┌──

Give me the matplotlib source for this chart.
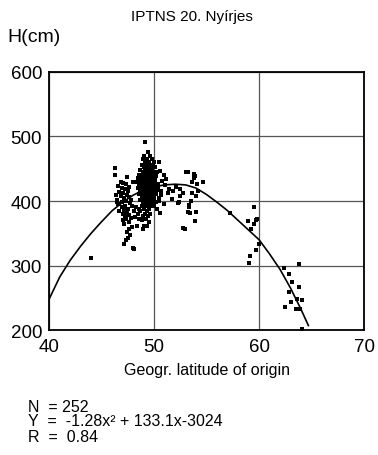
import matplotlib.pyplot as plt

plt.rcParams['font.family'] = ['Liberation Sans', 'DejaVu Sans']

# fitted curve, points
curve_x = [40, 41, 42, 43, 44, 45, 46, 47, 48, 49, 50, 51, 52, 53, 54, 55,
           56, 57, 58, 59, 60, 61, 62, 63, 64, 64.7]
curve_y = [248, 282, 308, 330, 350, 368, 385, 398, 409, 417, 422, 425, 426,
           425, 420, 410, 398, 385, 370, 355, 340, 318, 294, 265, 232, 207]

# main cluster around 49 deg
main_x = [49.1, 49.4, 49.0, 49.6, 48.9, 49.3, 49.8, 49.1, 49.5, 50.0,
          48.8, 49.2, 49.6, 49.9, 49.0, 49.4, 49.7, 50.1, 48.7, 49.1, 49.5, 49.8,
          48.9, 49.3, 49.6, 50.0, 50.3, 48.6, 49.0, 49.4, 49.7,
          48.8, 49.2, 49.5, 49.9, 50.2, 48.5, 49.0, 49.3, 49.6,
          48.7, 49.1, 49.4, 49.8, 50.1, 48.4, 48.9, 49.2, 49.5, 49.9,
          48.6, 49.0, 49.3, 49.7, 50.0, 50.4, 48.8, 49.1, 49.4, 49.8,
          48.5, 48.9, 49.2, 49.6, 50.1, 48.7, 49.0, 49.4, 49.7, 50.3,
          48.9, 49.2, 49.5, 49.9, 48.6, 49.0, 49.3, 49.7, 50.2,
          48.8, 49.1, 49.5, 49.8, 49.0, 49.3, 49.6, 50.0, 50.5,
          48.7, 49.2, 49.5, 49.9, 48.9, 49.3, 49.7, 50.2,
          49.1, 49.4, 49.8, 48.8, 49.2, 49.6, 50.0, 49.0, 49.5,
          48.7, 49.3, 49.6, 49.1, 48.9, 49.4, 49.2, 48.6, 49.5, 49.0, 49.3,
          49.2, 49.5, 48.9, 49.7, 49.0, 49.4, 48.8, 49.6]
main_y = [492, 476, 470, 470, 465, 465, 465, 460, 460, 460,
          456, 456, 456, 456, 452, 452, 452, 452, 448, 448, 448, 448,
          445, 445, 445, 445, 445, 441, 441, 441, 441,
          438, 438, 438, 438, 438, 435, 435, 435, 435,
          432, 432, 432, 432, 432, 429, 429, 429, 429, 429,
          426, 426, 426, 426, 426, 426, 423, 423, 423, 423,
          420, 420, 420, 420, 420, 417, 417, 417, 417, 417,
          414, 414, 414, 414, 411, 411, 411, 411, 411,
          408, 408, 408, 408, 405, 405, 405, 405, 405,
          402, 402, 402, 402, 399, 399, 399, 399,
          396, 396, 396, 392, 392, 392, 392, 388, 388,
          384, 384, 380, 380, 376, 376, 372, 372, 368, 362, 362,
          443, 437, 427, 419, 413, 407, 401, 394]

# cluster around 47 deg
left_x = [46.3, 46.3, 47.4, 46.8, 47.0, 47.3, 46.6, 47.6, 46.9, 47.2,
          47.5, 46.7, 47.0, 47.4, 46.8, 47.6, 47.1, 46.5, 47.3, 46.9,
          47.7, 46.6, 47.2, 46.9, 47.5, 47.1, 46.7, 47.4, 47.0, 47.6,
          47.2, 47.8, 47.3, 47.6, 47.1, 47.6, 47.4, 47.5, 47.3, 47.1,
          48.0, 46.4, 46.5, 47.9, 47.8, 48.1, 48.2, 47.9, 48.0, 48.3,
          48.5, 48.8, 48.4, 48.9, 48.1, 47.7, 48.6, 47.0]
left_y = [451, 441, 437, 430, 428, 426, 424, 422, 420, 418,
          416, 414, 412, 410, 408, 406, 404, 402, 400, 398,
          397, 395, 393, 390, 388, 386, 384, 382, 380, 378,
          375, 373, 372, 367, 364, 356, 352, 343, 340, 333,
          327, 410, 398, 392, 402, 385, 375, 360, 429, 390,
          380, 370, 362, 356, 326, 347, 388, 371]

# scatter between 50 and 55 deg
mid_x = [50.5, 50.8, 51.0, 51.4, 52.1, 52.5, 53.0, 53.2, 53.8, 53.8,
         53.9, 54.1, 54.7, 53.6, 54.0, 53.5, 53.3, 53.4, 53.9, 52.8,
         52.3, 51.7, 52.5, 51.3, 50.7, 50.5, 50.9, 52.4, 53.3, 53.2,
         54.0, 52.9, 50.6, 50.9, 51.1, 50.4, 50.7, 51.8, 52.8, 53.6,
         54.2, 50.3, 50.6]
mid_y = [460, 431, 425, 418, 421, 418, 445, 445, 442, 435,
         438, 426, 429, 430, 408, 400, 394, 381, 369, 358,
         397, 403, 408, 412, 410, 400, 396, 398, 390, 383,
         383, 357, 447, 440, 434, 420, 415, 415, 412, 412,
         415, 388, 382]

# northern provenances
north_x = [57.2, 58.9, 59.5, 59.7, 59.5, 59.2, 60.0, 59.7, 59.1, 59.0,
           62.4, 63.8, 62.9, 63.1, 63.8, 62.9, 63.6, 64.1, 63.0, 62.5,
           63.5, 63.9, 64.1, 44.0, 59.8]
north_y = [381, 369, 390, 370, 364, 356, 334, 324, 315, 304,
           296, 303, 287, 275, 266, 259, 248, 246, 243, 235,
           233, 233, 201, 312, 372]

xs = main_x + left_x + mid_x + north_x
ys = main_y + left_y + mid_y + north_y

fig = plt.figure(figsize=(3.78, 4.56), dpi=100)
ax = fig.add_axes([0.13, 0.274, 0.833, 0.566])

ax.scatter(xs, ys, s=5, marker='s', color='black', linewidths=0, zorder=3)
ax.plot(curve_x, curve_y, color='black', lw=1.2, zorder=4)

ax.set_xlim(40, 70)
ax.set_ylim(200, 600)
ax.set_xticks([40, 50, 60, 70])
ax.set_yticks([200, 300, 400, 500, 600])
ax.tick_params(length=0, labelsize=13.5, pad=5)
ax.tick_params(axis='x', pad=6)
ax.grid(True, color='#555555', lw=0.9)
for s in ax.spines.values():
    s.set_linewidth(1.3)
ax.set_xlabel('Geogr. latitude of origin', fontsize=11.5, labelpad=5)

fig.text(0.508, 1 - 17 / 456, 'IPTNS 20. Nyírjes', ha='center', va='center', fontsize=11)
fig.text(0.02, 1 - 38 / 456, 'H(cm)', ha='left', va='center', fontsize=14)

fig.text(0.074, 1 - 407 / 456, 'N  = 252', ha='left', va='center', fontsize=11.5)
fig.text(0.074, 1 - 422 / 456, 'Y  =  -1.28x² + 133.1x-3024', ha='left', va='center', fontsize=11.5)
fig.text(0.074, 1 - 438 / 456, 'R  =  0.84', ha='left', va='center', fontsize=11.5)

fig.savefig('out.png', dpi=100)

└──

▸ **Written instruction**: Print, exactly as written, the lines above from the first one to the one containing "265, 232, 207]". Leave out pictures.

▸ **Complete response**:
Give me the matplotlib source for this chart.
import matplotlib.pyplot as plt

plt.rcParams['font.family'] = ['Liberation Sans', 'DejaVu Sans']

# fitted curve, points
curve_x = [40, 41, 42, 43, 44, 45, 46, 47, 48, 49, 50, 51, 52, 53, 54, 55,
           56, 57, 58, 59, 60, 61, 62, 63, 64, 64.7]
curve_y = [248, 282, 308, 330, 350, 368, 385, 398, 409, 417, 422, 425, 426,
           425, 420, 410, 398, 385, 370, 355, 340, 318, 294, 265, 232, 207]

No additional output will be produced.